High on the edge of Yosemite, the O’Shaughnessy Dam has collected San Francisco’s drinking water since 1923 as part of the Hetch Hetchy water system.
The system includes 176 miles of pipes and rivers supply water to 2.6 million people in San Francisco and the Bay Area.
On Tuesday, Ellen Levin of San Francisco’s Public Utilities Commission stared across the dam’s placid waters, taking in a rare piece of history that hadn’t been visible for decades.
Across the water, a stone bridge and carved benches sat against the water’s edge beneath the shadow of the dam - forgotten artifacts from before the height of the dam was raised decades ago.
"Normally you wouldn’t see that," remarked Levin. "It would be underwater at this time."
The sight of the old bridge struck Levin as bittersweet.
While it revealed handy-work of the dam’s original engineers, it also reflected how low the waterline had dropped as a result of California’s drought.
"I personally have never seen them," Levin said. "I’ve been with the city 14 years and I haven’t had a year like this."
The O’Shaughnessy Dam has the capacity to hold 117 billion gallons of water. But as of April, the dam sat at about 53 percent of normal, producing a revealing dirt ring around the granite edge.
"I think what’s even worse is our snow pack is only at 35 percent," Levin said. "Usually in a normal year we would be able to fill Hetch Hetchy three times over with the amount of snow melt."
San Francisco utilities officials have asked customers to reduce water usage by 10 percent. So far the utility is meeting its water demand, but another year of dry conditions would raise concern.
But Hetch Hetchy isn’t just a water delivery system; it also generates electricity.
Three hydro-electric power stations outside of Yosemite utilize rushing waters to generate electricity used for everything from powering San Francisco streetcars to San Francisco General Hospital.

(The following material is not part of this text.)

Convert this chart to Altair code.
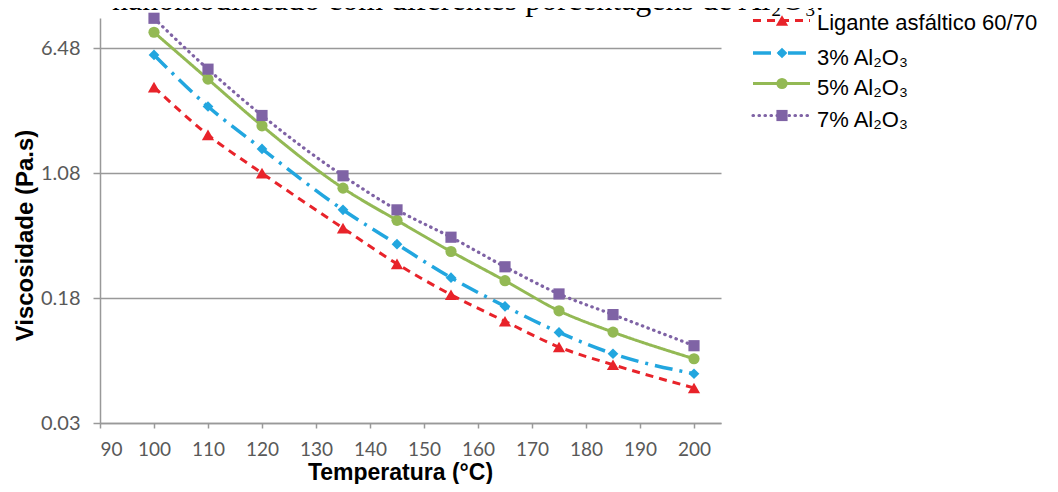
import altair as alt
import pandas as pd

# ---- data ----
temps = [100, 110, 120, 135, 145, 155, 165, 175, 185, 200]
ligante = [3.71, 1.87, 1.08, 0.491, 0.294, 0.189, 0.129, 0.0892, 0.0692, 0.0496]
al3 = [5.89, 2.81, 1.53, 0.638, 0.390, 0.241, 0.160, 0.110, 0.0810, 0.0608]
al5 = [8.15, 4.16, 2.13, 0.871, 0.549, 0.351, 0.231, 0.150, 0.1105, 0.0754]
al7 = [9.96, 4.80, 2.47, 1.04, 0.638, 0.431, 0.282, 0.191, 0.142, 0.0909]
series_names = ["Ligante asfáltico 60/70", "3% Al₂O₃", "5% Al₂O₃", "7% Al₂O₃"]
x_ticks = [90, 100, 110, 120, 130, 140, 150, 160, 170, 180, 190, 200]
y_ticks = [0.03, 0.18, 1.08, 6.48]
title_text = "nanomodificado com diferentes porcentagens de Al₂O₃."

# ---- styles ----
colors = ["#E8232A", "#22A6DF", "#93B954", "#7F63A5"]
dashes = [[8, 6], [18, 7, 3, 7], [1, 0], [0.5, 5.5]]
caps = ["butt", "butt", "butt", "round"]
shapes = ["triangle-up", "diamond", "circle", "square"]
msizes = [150, 115, 125, 125]
widths = [3, 3.5, 3, 3.2]

W, H = 621, 405

xscale = alt.Scale(domain=[90, 205], nice=False, zero=False)
yscale = alt.Scale(type="log", domain=[0.03, 10], nice=False)

xaxis = alt.Axis(values=x_ticks, title="Temperatura (°C)", grid=False,
                 tickSize=5, labelPadding=12, labelFontSize=19,
                 titleFontSize=23, titleX=300, titleY=56,
                 titleBaseline="alphabetic")
yaxis = alt.Axis(values=y_ticks, format=".2f", title="Viscosidade (Pa.s)",
                 grid=True, tickSize=7, labelPadding=13, labelFontSize=20,
                 titleFontSize=24, titleX=-68, titleY=217,
                 titleBaseline="alphabetic", titleAlign="center", titleAngle=270)

values = [ligante, al3, al5, al7]
layers = []
for i, name in enumerate(series_names):
    df = pd.DataFrame({"T": temps, "V": values[i], "serie": name})
    base = alt.Chart(df).encode(
        x=alt.X("T:Q", scale=xscale, axis=xaxis),
        y=alt.Y("V:Q", scale=yscale, axis=yaxis),
    )
    line = base.mark_line(color=colors[i], strokeDash=dashes[i], strokeWidth=widths[i],
                          strokeCap=caps[i], interpolate="monotone")
    pts = base.mark_point(shape=shapes[i], filled=True, color=colors[i], size=msizes[i], opacity=1)
    layers += [line, pts]

# ---- legend (manual, on the right) ----
leg_line_y = [2.5, 35, 65.5, 97.5]
leg_text_y = [11.5, 47, 77, 108.5]
for i, name in enumerate(series_names):
    ldf = pd.DataFrame({"label": [name]})
    lb = alt.Chart(ldf)
    layers.append(lb.mark_rule(color=colors[i], strokeDash=dashes[i], strokeWidth=widths[i],
                               strokeCap=caps[i]).encode(
        x=alt.value(653), x2=alt.value(710), y=alt.value(leg_line_y[i])))
    layers.append(lb.mark_point(shape=shapes[i], filled=True, color=colors[i],
                                size=msizes[i], opacity=1).encode(
        x=alt.value(682), y=alt.value(leg_line_y[i])))
    layers.append(lb.mark_text(align="left", baseline="alphabetic", font="Liberation Sans",
                               fontSize=22, color="#000000").encode(
        x=alt.value(717), y=alt.value(leg_text_y[i]), text="label:N"))

# ---- title (cut at the top like the reference) ----
tdf = pd.DataFrame({"t": [title_text]})
layers.append(alt.Chart(tdf).mark_text(align="left", baseline="alphabetic",
                                       font="Liberation Serif", fontSize=32,
                                       color="#000000").encode(
    x=alt.value(12), y=alt.value(-8), text="t:N"))

chart = alt.layer(*layers).properties(
    width=W, height=H,
    autosize=alt.AutoSizeParams(type="none"),
    padding={"left": 92, "top": 10, "right": 329, "bottom": 61},
    background="white",
).configure_view(stroke=None).configure_axis(
    domainColor="#999999", domainWidth=1.5, tickColor="#999999", tickWidth=1.5,
    gridColor="#999999", gridWidth=1.5,
    labelFont="Lato", labelColor="#595959",
    titleFont="Liberation Sans", titleFontWeight="bold", titleColor="#000000",
)

chart.save("out.html", embed_options={"renderer": "svg", "actions": False})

Because the utility’s contracts require it to prioritize the delivery of drinking water, the power stations are having to do with less water.
"When we’re in drought, less water is transported from up-country to San Francisco," said Barbara Hale, the PUC’s assistant General Manager in Charge of Power. "We generate less electricity."
San Francisco sells its surplus electricity onto the open energy market, helping to defray the costs of some of PUC’s work. A prolonged drought could sap even more revenue from the agency’s budget.
"Worst case scenarios have us looking at raising rates. Worst case scenarios would have us looking at staff,” Hale said. “Are we doing those things now? No."
But Hale said the same dry condition’s impacting San Francisco hydro-electric plants are being felt at similar across the state. She said a cumulative effect of the drought on hydro-electric production could drive up rates statewide.
Levin said now that the window for a Miracle March of rain has passed, there was still hope for an Amazing April or even a Miracle May. Beyond that, there's a good chance more of the O’Shaugnessy Dam’s history might come to light.